December 12th, 2007 at 1:56 pm by Diva Howe
Tags: , , , , , , ,

We generally have friends over on Saturday nights. Not because we don’t dig going out, because we do. But going out all the time does tend to get old, plus you have to worry about the PO-PO pullin your ass over in the middle of the night.

Of course, I’m a spoiled, lucky girl. I have a designated driver at all times and I dig it. Regardless of that, it’s nice just to stay in, cook a smorgassboard of tasty good stuff and drink hot toddies or beer or wine or Jack….

Well, on tap for the past weekend’s buffet was pork tenderloin, rosemary potatoes, steamed snow peas and a variety of other crap.

I must say, I’ve never cooked a tenderloin before and I rocked the balls out of it. Baked it sloooooow in the oven, double wrapped in foil filled with every herb you can think of. After being on slow bake for 3 hours, I jerked that badboy out of the foil and slung it on the grill… G-R-U-B!!

Everybody ate way too damn much.

I, of course, was no exception.
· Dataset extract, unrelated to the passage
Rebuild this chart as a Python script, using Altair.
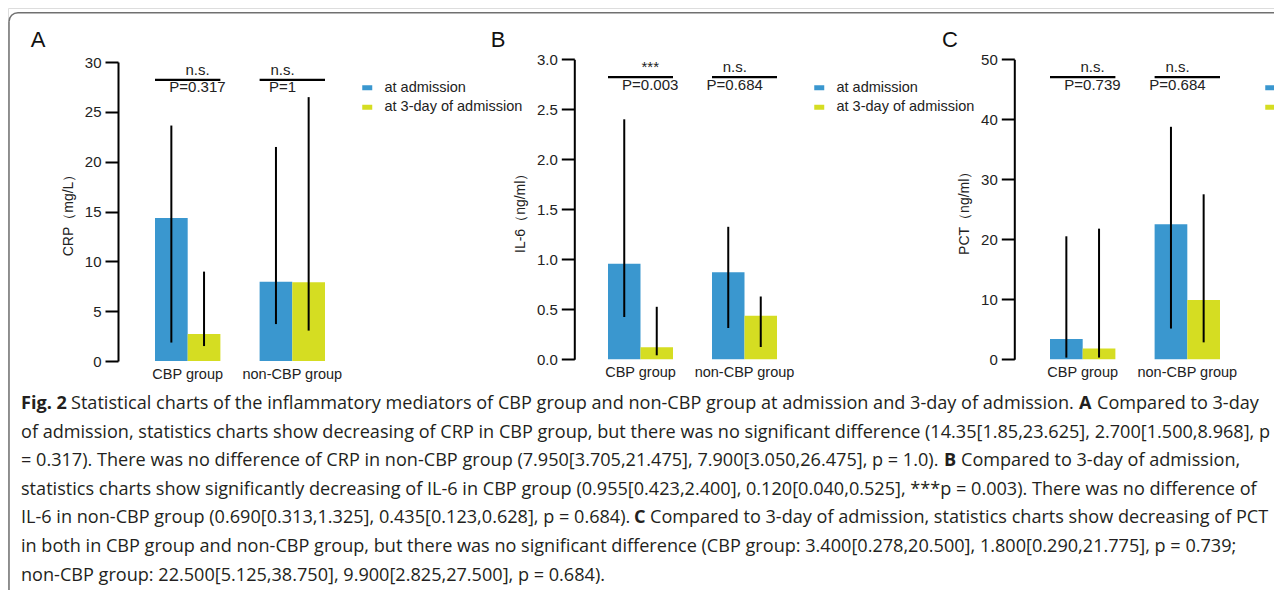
import math
import altair as alt
import pandas as pd

# ------------------------------------------------------------------ data
groups = ["CBP group", "non-CBP group"]
series = ["at admission", "at 3-day of admission"]

# order: CBP/admission, CBP/3-day, non-CBP/admission, non-CBP/3-day
crp_median = [14.35, 2.70, 7.95, 7.90]
crp_q1 = [1.85, 1.50, 3.705, 3.05]
crp_q3 = [23.625, 8.968, 21.475, 26.475]

il6_median = [0.955, 0.12, 0.87, 0.435]
il6_q1 = [0.423, 0.04, 0.313, 0.123]
il6_q3 = [2.40, 0.525, 1.325, 0.628]

pct_median = [3.4, 1.8, 22.5, 9.9]
pct_q1 = [0.278, 0.29, 5.125, 2.825]
pct_q3 = [20.5, 21.775, 38.75, 27.5]

crp_sig = ["n.s.", "n.s."]
crp_p = ["P=0.317", "P=1"]
il6_sig = ["***", "n.s."]
il6_p = ["P=0.003", "P=0.684"]
pct_sig = ["n.s.", "n.s."]
pct_p = ["P=0.739", "P=0.684"]

caption_segments = [
    [("Fig. 2", True),
     ("Statistical charts of the inflammatory mediators of CBP group and non-CBP group at admission and 3-day of admission.", False),
     ("A", True), ("Compared to 3-day", False)],
    [("of admission, statistics charts show decreasing of CRP in CBP group, but there was no significant difference (14.35[1.85,23.625], 2.700[1.500,8.968], p", False)],
    [("= 0.317). There was no difference of CRP in non-CBP group (7.950[3.705,21.475], 7.900[3.050,26.475], p = 1.0).", False),
     ("B", True), ("Compared to 3-day of admission,", False)],
    [("statistics charts show significantly decreasing of IL-6 in CBP group (0.955[0.423,2.400], 0.120[0.040,0.525], ***p = 0.003). There was no difference of", False)],
    [("IL-6 in non-CBP group (0.690[0.313,1.325], 0.435[0.123,0.628], p = 0.684).", False),
     ("C", True), ("Compared to 3-day of admission, statistics charts show decreasing of PCT", False)],
    [("in both in CBP group and non-CBP group, but there was no significant difference (CBP group: 3.400[0.278,20.500], 1.800[0.290,21.775], p = 0.739;", False)],
    [("non-CBP group: 22.500[5.125,38.750], 9.900[2.825,27.500], p = 0.684).", False)],
]

# ------------------------------------------------------------------ style / layout
W, H = 1266, 582
OFF = 8
BLUE, YELLOW = "#3a97cf", "#d5dd22"
INK = "#222222"
FRAME = "#707070"
FONT = "Liberation Sans"
CAP_FONT = "Open Sans"
CAP_SIZE = 18.1
SIG_FRAC, LINE_FRAC, P_FRAC = 0.973, 0.944, 0.915

caption_x = [[21, 71, 1079, 1097], [21], [21, 944, 961], [21], [21, 634, 650], [21], [21]]
caption_y0, caption_dy = 404, 28.6
frame_x, frame_y, frame_r = 9, 12.7, 9


def P(v):
    return v - OFF


panels = [
    dict(key="A", title="CRP（mg/L）", med=crp_median, q1=crp_q1, q3=crp_q3, sig=crp_sig, p=crp_p,
         ymax=30, ticks=[0, 5, 10, 15, 20, 25, 30], fmt="d",
         y0=361, y1=62, bx0=155, bx1=325, axx=118, letter=(38, 40), leg=(360, 80.5), labels=True),
    dict(key="B", title="IL-6（ng/ml）", med=il6_median, q1=il6_q1, q3=il6_q3, sig=il6_sig, p=il6_p,
         ymax=3.0, ticks=[0, 0.5, 1.0, 1.5, 2.0, 2.5, 3.0], fmt=".1f",
         y0=359.3, y1=59.3, bx0=608, bx1=777, axx=574.3, letter=(498, 40), leg=(812, 80.5), labels=True),
    dict(key="C", title="PCT（ng/ml）", med=pct_median, q1=pct_q1, q3=pct_q3, sig=pct_sig, p=pct_p,
         ymax=50, ticks=[0, 10, 20, 30, 40, 50], fmt="d",
         y0=359.3, y1=59.3, bx0=1050, bx1=1220, axx=1014.3, letter=(950, 40), leg=(1263, 80.5), labels=False),
]

dummy = pd.DataFrame({"k": [0]})
layers = []

# frame around the figure (top edge, left edge, rounded corner)
layers.append(
    alt.Chart(dummy).mark_rule(color=FRAME, strokeWidth=1.5)
    .encode(x=alt.value(P(frame_x + frame_r)), x2=alt.value(W + 40), y=alt.value(P(frame_y)))
)
layers.append(
    alt.Chart(dummy).mark_rule(color=FRAME, strokeWidth=1.5)
    .encode(x=alt.value(P(frame_x)), y=alt.value(P(frame_y + frame_r)), y2=alt.value(H + 40))
)
layers.append(
    alt.Chart(dummy).mark_arc(color=FRAME, radius=frame_r + 0.75, radius2=frame_r - 0.75,
                              theta=1.5 * math.pi, theta2=2 * math.pi)
    .encode(x=alt.value(P(frame_x + frame_r)), y=alt.value(P(frame_y + frame_r)))
)

for pc in panels:
    df = pd.DataFrame({
        "group": [g for g in groups for _ in series],
        "series": series * 2,
        "median": pc["med"], "q1": pc["q1"], "q3": pc["q3"],
    })
    ymax = pc["ymax"]
    ann = pd.DataFrame({"group": groups, "sig": pc["sig"], "p": pc["p"]})
    ann["sig_y"] = ymax * SIG_FRAC
    ann["line_y"] = ymax * LINE_FRAC
    ann["line_y2"] = ymax * LINE_FRAC - ymax * 2.2 / 300
    ann["p_y"] = ymax * P_FRAC

    xs = alt.Scale(domain=groups, range=[P(pc["bx0"]), P(pc["bx1"])], paddingInner=0.375, paddingOuter=0)
    ys = alt.Scale(domain=[0, ymax], range=[P(pc["y0"]), P(pc["y1"])], nice=False, zero=True)

    def xo():
        return alt.XOffset("series:N", sort=series,
                           scale=alt.Scale(domain=series, paddingInner=0, paddingOuter=0))

    x_axis = alt.Axis(orient="bottom", offset=P(pc["y0"]) - H, domain=False, ticks=False,
                      labelAngle=0, labelFontSize=14.5, labelColor=INK, labelPadding=6,
                      labelFont=FONT, grid=False, labelOverlap=False)
    y_axis = alt.Axis(orient="left", offset=-P(pc["axx"]), values=pc["ticks"], format=pc["fmt"],
                      domainColor="black", domainWidth=2, tickColor="black", tickWidth=2, tickSize=13,
                      labelFontSize=15, labelColor=INK, labelPadding=4, labelFont=FONT,
                      title=pc["title"], titleFontSize=14, titleFontWeight="normal", titleColor=INK,
                      titleFont=FONT, titlePadding=9, grid=False)
    legend_kw = dict(orient="none", legendX=P(pc["leg"][0]), legendY=P(pc["leg"][1]),
                     title=None, padding=0, symbolType="M-1,-0.5H1V0.5H-1Z", symbolSize=100,
                     symbolStrokeWidth=0, labelFontSize=14.5, labelFont=FONT,
                     labelColor=INK, labelOffset=10, rowPadding=4.5)
    if not pc["labels"]:
        legend_kw["labelExpr"] = "''"

    bars = alt.Chart(df).mark_bar().encode(
        x=alt.X("group:N", sort=groups, scale=xs, axis=x_axis, title=None),
        xOffset=xo(),
        y=alt.Y("median:Q", scale=ys, axis=y_axis),
        color=alt.Color("series:N", sort=series,
                        scale=alt.Scale(domain=series, range=[BLUE, YELLOW]),
                        legend=alt.Legend(**legend_kw)),
    )
    errs = alt.Chart(df).mark_rule(color="black", strokeWidth=2).encode(
        x=alt.X("group:N", sort=groups, scale=xs, axis=None),
        xOffset=xo(),
        y=alt.Y("q1:Q", scale=ys, axis=None),
        y2="q3:Q",
    )
    sig_line = alt.Chart(ann).mark_bar(color="black").encode(
        x=alt.X("group:N", sort=groups, scale=xs, axis=None),
        y=alt.Y("line_y:Q", scale=ys, axis=None),
        y2="line_y2:Q",
    )
    sig_txt = alt.Chart(ann).mark_text(fontSize=15, font=FONT, color=INK, baseline="middle").encode(
        x=alt.X("group:N", sort=groups, scale=xs, axis=None),
        y=alt.Y("sig_y:Q", scale=ys, axis=None),
        text="sig:N",
    )
    p_txt = alt.Chart(ann).mark_text(fontSize=15, font=FONT, color=INK, baseline="middle").encode(
        x=alt.X("group:N", sort=groups, scale=xs, axis=None),
        y=alt.Y("p_y:Q", scale=ys, axis=None),
        text="p:N",
    )
    letter = alt.Chart(dummy).mark_text(fontSize=22, font=FONT, color="#111111", align="center",
                                        baseline="middle").encode(
        x=alt.value(P(pc["letter"][0])), y=alt.value(P(pc["letter"][1])), text=alt.value(pc["key"]))
    layers += [bars, errs, sig_line, sig_txt, p_txt, letter]

# caption
for i, segs in enumerate(caption_segments):
    for (txt, bold), xpos in zip(segs, caption_x[i]):
        layers.append(
            alt.Chart(dummy).mark_text(fontSize=CAP_SIZE, font=CAP_FONT, color="#231f20",
                                       fontWeight="bold" if bold else "normal",
                                       align="left", baseline="middle")
            .encode(x=alt.value(P(xpos)), y=alt.value(P(caption_y0 + caption_dy * i)), text=alt.value(txt))
        )

chart = (
    alt.layer(*layers)
    .resolve_scale(x="independent", y="independent", xOffset="independent", color="independent")
    .resolve_axis(x="independent", y="independent")
    .resolve_legend(color="independent")
    .properties(width=W, height=H, autosize=alt.AutoSizeParams(type="none"), padding=0)
    .configure_view(stroke=None)
    .configure(font=FONT)
)

chart.save("out.html", embed_options={"renderer": "svg", "actions": False})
Quite the contrary. I started drinkin whilst cooking. The flavor of the day was Meridian Chardonnay, mighty good.

I asked Big T to open me the first bottle and it was on. Between me and Taucha, we polished off close to three bottles. A little much.

I paced myself, like a professional New Orleans drinker. Sipping all night long. It’s hard to tell how much wine one has consumed when one’s glass never quite gets empty before somebody happens by to freshen it.

So, it’s 1:00am, and everybody is leaving. I had been giving Big T the eye and making obscene gestures toward him all night. REOW… come here big daddy.

He was sitting on the couch in the love den, when I crawled up in his lap and made close up obscene gestures at him before departing with my clothes and heading toward the bed. I knew it was a matter of 1.8 seconds before he’d be following me that way.

Woooo! I was feeling my oats. I was gonna tear his ass up. I was gonna make him scream my name and write bad checks. I was gonna make him beg for mercy.
Let the makin out and major league cannoooodlin begin!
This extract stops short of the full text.